Gill’s post-Christian Science activities included attacks on Eddy and her teaching, as well as association with exponents of the mind-cure movement. After he published an article brimming with hostility toward Eddy and Christian Science in the spiritualist and mind cure publication Religio-Philosophical Journal,8 Eddy’s student Melville C. Spaulding wrote her an undated letter, commenting on her tendency to look to ordained ministers as among those with particular qualifications to assume important positions in the Christian Science movement:
Your love of the church of your childhood has followed you into C.S. and can be distinctly traced through your wonderful book & later writings–and your partiality towards the Clergy & Church has been one of the weak props of your cause–a cause which needed no such artificial supports…l have just read Mr. Gill’s “article” in the Religio Philosophical Journal … You are fortunate in losing Mr. Gill.9
It seems likely that Eddy believed in clergymen who had apparently adopted Christian Science, feeling they could be of service to the Christian Science movement because of their love of the Bible and Christianity and desire to live the teachings of Jesus. However, some amounted to no more than “a flash in the pan.” In addition to Gill, other unsuccessful associations included those with the Congregationalist minister Joseph A. Adams, the Scottish minister H.C. Waddell, John S. Norvell, and George B. Day.

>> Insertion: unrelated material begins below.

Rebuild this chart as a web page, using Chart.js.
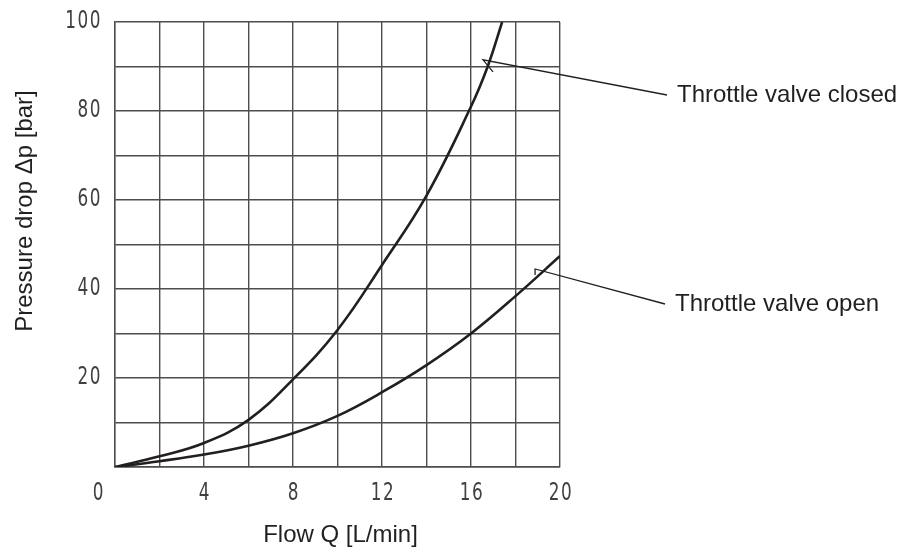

Other ministers, however, proved able to let go of philosophical and theological differences. Such individuals as Lanson P. Norcross, David A. Easton, and Irving C. Tomlinson laid aside former ecclesiastical ties and admirably served the cause of Christian Science for the rest of their lives.
- William I. Gill to Mary Baker Eddy, 16 April 1886, 215.36.005.
- Gill to Eddy, 6 July 1886, 215.36.018.
- See “Philosophical Realism” on page 78 of the June 1886 issue of The Christian Science Journal and “Philosophical Realism” by Mary B. G. Eddy on page 211 of the December 1886 issue of the Journal.
- Gill to Eddy, 25 November 1886, 215.36.025.
- Eddy to Gill, 26 November 1886, L02555.
- Eddy to Gill, 27 November 1886, V00978.
- See for example Alfred Lang to Eddy, 2 December 1886, 294.42.009.
- Founded in 1865, the Religio-Philosophical Journal was published in Chicago until 1905.
- Melville C. Spaulding to Eddy, undated, 572.59.018.